● **Source data**:

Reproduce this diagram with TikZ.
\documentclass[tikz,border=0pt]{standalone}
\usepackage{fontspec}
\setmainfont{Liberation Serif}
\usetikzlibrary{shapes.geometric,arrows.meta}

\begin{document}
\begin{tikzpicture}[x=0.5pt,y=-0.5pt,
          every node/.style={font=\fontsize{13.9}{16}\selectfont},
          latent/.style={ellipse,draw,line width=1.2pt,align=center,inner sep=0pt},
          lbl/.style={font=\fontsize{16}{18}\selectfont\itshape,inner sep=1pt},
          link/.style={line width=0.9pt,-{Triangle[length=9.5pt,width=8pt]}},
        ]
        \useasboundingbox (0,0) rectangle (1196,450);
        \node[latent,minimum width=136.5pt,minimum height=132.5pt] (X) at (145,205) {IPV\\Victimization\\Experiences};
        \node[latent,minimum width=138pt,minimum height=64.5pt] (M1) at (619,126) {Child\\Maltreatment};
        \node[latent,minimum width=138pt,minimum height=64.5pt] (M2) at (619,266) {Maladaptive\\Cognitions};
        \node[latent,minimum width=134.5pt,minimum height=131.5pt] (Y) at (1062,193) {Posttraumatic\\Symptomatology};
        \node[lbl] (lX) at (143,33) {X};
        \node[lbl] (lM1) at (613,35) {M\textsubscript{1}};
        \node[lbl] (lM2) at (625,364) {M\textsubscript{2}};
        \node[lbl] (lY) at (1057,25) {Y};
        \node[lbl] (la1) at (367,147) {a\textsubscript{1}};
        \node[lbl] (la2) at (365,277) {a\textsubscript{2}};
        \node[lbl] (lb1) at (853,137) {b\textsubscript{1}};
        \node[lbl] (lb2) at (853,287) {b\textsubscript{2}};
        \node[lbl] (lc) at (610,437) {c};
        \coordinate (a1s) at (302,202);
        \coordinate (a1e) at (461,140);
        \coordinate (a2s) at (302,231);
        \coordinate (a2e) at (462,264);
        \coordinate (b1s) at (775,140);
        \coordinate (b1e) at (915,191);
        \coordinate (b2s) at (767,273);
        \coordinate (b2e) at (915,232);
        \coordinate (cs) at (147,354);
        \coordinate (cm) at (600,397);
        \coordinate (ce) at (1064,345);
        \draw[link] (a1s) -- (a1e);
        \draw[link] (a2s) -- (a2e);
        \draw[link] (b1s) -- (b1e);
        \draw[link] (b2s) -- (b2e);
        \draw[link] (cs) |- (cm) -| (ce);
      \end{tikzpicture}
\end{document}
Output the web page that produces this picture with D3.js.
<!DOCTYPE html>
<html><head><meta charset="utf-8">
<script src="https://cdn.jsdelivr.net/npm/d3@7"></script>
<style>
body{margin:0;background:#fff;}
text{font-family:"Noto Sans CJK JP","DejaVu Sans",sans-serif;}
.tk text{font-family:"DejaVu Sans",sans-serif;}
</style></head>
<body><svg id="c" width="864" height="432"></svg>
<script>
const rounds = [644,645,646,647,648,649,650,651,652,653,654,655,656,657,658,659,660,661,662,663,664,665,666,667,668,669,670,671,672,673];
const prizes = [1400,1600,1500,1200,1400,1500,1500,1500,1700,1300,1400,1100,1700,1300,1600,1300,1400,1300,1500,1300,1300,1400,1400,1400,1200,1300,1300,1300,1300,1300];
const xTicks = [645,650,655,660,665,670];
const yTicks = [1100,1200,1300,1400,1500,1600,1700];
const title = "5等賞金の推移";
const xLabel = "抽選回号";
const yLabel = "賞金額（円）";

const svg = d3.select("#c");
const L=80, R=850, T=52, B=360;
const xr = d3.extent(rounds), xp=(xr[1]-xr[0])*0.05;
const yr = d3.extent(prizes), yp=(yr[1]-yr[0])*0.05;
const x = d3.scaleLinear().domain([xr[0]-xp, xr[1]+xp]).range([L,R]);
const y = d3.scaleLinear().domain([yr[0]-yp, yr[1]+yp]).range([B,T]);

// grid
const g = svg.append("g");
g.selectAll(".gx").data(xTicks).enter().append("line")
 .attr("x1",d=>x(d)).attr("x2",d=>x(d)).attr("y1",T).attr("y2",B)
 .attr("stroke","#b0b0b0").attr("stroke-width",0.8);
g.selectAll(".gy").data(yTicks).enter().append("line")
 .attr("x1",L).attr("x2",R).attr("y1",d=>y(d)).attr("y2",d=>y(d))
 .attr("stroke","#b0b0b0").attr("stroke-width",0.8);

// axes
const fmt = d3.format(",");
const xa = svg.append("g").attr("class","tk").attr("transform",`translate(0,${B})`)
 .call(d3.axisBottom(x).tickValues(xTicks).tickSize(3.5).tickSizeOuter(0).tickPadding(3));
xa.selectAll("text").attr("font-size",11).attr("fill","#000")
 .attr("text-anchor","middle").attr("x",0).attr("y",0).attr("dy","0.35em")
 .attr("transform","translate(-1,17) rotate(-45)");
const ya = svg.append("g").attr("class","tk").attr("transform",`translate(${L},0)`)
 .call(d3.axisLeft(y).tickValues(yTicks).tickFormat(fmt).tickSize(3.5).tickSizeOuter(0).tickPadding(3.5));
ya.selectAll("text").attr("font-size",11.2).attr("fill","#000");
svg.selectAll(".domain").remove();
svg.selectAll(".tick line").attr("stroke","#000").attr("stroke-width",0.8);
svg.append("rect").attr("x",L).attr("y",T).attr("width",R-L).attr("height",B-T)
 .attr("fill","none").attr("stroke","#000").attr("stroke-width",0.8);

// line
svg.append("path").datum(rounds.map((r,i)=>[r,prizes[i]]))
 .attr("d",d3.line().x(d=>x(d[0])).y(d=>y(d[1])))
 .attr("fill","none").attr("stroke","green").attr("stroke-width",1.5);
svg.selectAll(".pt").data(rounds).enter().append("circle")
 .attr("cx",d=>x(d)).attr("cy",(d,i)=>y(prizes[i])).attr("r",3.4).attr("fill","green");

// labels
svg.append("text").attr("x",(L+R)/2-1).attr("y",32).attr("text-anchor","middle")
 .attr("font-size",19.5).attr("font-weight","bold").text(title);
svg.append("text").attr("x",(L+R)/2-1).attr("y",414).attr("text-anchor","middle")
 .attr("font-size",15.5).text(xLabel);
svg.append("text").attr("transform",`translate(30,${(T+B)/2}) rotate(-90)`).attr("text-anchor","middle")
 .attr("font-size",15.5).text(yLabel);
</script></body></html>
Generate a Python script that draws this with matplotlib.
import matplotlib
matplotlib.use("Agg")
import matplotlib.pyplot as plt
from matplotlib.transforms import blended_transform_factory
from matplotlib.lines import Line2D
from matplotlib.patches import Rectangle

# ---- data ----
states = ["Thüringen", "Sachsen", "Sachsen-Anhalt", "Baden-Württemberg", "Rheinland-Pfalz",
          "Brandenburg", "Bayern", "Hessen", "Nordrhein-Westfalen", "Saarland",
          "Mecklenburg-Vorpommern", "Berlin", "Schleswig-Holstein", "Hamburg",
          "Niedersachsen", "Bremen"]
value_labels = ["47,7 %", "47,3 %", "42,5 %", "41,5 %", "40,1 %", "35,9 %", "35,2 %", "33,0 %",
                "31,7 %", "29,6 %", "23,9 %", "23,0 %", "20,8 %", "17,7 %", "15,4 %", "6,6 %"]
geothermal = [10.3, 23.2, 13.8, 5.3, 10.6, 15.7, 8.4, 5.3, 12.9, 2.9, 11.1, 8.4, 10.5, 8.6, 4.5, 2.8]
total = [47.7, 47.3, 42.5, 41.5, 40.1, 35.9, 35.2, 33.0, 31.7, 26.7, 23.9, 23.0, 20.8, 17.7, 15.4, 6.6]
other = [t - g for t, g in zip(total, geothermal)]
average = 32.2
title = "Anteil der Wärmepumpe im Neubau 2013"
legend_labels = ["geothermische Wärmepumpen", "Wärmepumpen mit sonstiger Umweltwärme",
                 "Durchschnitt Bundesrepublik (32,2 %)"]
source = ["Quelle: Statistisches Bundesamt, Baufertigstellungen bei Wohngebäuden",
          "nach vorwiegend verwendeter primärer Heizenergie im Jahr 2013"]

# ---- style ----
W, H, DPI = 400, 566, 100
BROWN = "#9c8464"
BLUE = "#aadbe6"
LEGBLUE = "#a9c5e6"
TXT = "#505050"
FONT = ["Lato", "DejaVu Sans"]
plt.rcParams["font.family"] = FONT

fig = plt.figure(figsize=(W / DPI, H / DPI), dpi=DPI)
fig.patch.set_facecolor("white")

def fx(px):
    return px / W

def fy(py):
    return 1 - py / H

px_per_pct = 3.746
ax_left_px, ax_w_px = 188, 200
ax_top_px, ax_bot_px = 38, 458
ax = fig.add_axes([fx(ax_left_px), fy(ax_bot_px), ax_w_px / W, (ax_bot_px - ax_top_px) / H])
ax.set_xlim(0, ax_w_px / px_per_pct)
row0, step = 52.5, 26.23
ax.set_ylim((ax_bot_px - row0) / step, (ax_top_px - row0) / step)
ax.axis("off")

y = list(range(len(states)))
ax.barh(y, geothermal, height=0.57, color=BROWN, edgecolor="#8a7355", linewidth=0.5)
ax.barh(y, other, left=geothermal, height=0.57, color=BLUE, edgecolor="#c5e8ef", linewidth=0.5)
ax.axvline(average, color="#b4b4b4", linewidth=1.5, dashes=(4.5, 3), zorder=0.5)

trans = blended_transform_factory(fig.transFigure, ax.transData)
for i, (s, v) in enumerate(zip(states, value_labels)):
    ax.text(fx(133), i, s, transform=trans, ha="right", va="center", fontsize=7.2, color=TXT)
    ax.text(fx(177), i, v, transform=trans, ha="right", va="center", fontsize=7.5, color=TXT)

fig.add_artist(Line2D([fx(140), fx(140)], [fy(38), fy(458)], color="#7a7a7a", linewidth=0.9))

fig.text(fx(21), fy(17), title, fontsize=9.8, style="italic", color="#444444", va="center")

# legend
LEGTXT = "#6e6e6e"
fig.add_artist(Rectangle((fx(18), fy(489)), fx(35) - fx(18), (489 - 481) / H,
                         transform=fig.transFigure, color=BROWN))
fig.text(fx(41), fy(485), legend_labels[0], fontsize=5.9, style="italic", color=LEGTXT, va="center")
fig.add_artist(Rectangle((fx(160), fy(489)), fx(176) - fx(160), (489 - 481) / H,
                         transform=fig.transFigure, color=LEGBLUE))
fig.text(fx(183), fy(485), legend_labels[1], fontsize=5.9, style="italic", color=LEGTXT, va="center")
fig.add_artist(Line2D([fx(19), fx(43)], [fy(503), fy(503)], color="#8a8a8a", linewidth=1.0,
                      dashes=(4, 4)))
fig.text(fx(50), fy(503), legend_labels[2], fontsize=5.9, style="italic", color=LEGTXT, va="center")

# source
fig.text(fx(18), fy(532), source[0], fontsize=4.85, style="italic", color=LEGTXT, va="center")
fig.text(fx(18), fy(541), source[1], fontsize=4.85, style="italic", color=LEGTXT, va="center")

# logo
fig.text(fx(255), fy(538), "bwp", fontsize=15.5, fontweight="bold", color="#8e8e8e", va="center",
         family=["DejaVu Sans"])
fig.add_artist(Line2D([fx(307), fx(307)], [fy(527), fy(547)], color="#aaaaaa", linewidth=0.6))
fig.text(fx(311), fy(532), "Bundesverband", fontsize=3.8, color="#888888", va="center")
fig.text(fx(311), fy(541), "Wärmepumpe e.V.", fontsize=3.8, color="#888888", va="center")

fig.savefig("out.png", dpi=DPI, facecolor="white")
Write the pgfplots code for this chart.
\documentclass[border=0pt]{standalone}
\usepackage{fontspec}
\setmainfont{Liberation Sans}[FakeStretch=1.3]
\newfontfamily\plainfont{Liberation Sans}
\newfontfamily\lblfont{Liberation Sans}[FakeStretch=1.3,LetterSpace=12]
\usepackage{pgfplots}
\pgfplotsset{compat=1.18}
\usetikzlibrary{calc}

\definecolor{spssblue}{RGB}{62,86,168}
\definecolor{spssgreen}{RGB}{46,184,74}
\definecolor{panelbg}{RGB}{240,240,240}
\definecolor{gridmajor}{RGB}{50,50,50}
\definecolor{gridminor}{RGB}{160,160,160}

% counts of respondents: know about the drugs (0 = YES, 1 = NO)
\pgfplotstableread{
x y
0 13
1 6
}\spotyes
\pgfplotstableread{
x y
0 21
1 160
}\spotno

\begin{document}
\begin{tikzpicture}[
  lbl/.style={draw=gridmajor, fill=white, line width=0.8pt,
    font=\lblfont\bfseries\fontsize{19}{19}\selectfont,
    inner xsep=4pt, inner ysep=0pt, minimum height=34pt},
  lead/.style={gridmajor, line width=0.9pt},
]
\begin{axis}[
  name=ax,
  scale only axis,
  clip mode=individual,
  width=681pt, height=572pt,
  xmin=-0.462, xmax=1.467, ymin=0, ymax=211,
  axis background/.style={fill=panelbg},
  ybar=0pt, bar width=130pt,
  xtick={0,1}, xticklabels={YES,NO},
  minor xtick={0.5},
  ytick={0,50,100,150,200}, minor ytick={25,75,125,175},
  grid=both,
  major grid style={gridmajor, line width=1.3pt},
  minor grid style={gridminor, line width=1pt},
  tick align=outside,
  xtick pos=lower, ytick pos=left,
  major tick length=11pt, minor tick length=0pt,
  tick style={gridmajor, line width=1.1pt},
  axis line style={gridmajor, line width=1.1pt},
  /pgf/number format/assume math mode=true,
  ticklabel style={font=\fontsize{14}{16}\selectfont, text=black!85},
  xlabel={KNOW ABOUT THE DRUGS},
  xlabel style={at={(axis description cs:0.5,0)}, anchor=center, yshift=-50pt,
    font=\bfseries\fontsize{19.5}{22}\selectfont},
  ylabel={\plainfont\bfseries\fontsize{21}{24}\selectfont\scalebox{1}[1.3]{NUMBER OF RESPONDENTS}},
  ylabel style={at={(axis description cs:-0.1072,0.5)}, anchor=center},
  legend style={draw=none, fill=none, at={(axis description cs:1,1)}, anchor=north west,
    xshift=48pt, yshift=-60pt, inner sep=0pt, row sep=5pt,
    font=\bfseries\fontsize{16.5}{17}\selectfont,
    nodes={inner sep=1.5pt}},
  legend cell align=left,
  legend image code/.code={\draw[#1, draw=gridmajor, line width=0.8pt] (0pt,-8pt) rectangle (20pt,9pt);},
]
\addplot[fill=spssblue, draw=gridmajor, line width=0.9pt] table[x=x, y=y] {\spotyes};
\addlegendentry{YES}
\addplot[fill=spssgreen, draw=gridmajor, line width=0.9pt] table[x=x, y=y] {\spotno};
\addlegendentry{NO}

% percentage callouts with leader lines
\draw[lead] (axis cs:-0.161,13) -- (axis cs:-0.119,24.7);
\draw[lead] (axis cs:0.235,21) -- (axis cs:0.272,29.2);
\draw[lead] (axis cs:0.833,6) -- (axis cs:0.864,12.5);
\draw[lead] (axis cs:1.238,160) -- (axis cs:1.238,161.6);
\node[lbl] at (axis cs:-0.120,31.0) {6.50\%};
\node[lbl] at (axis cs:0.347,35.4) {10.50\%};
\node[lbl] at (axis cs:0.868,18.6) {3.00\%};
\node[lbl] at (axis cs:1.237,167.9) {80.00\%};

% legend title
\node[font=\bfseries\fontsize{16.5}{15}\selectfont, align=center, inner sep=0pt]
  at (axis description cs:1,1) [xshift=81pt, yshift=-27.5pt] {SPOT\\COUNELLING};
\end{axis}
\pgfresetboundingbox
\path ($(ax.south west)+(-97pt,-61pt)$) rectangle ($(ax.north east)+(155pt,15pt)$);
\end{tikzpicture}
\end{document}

● **Task requirements**: Determine how many lines in the listing above hold the word "that", answering with the number only.

● **Finished exercise**: 2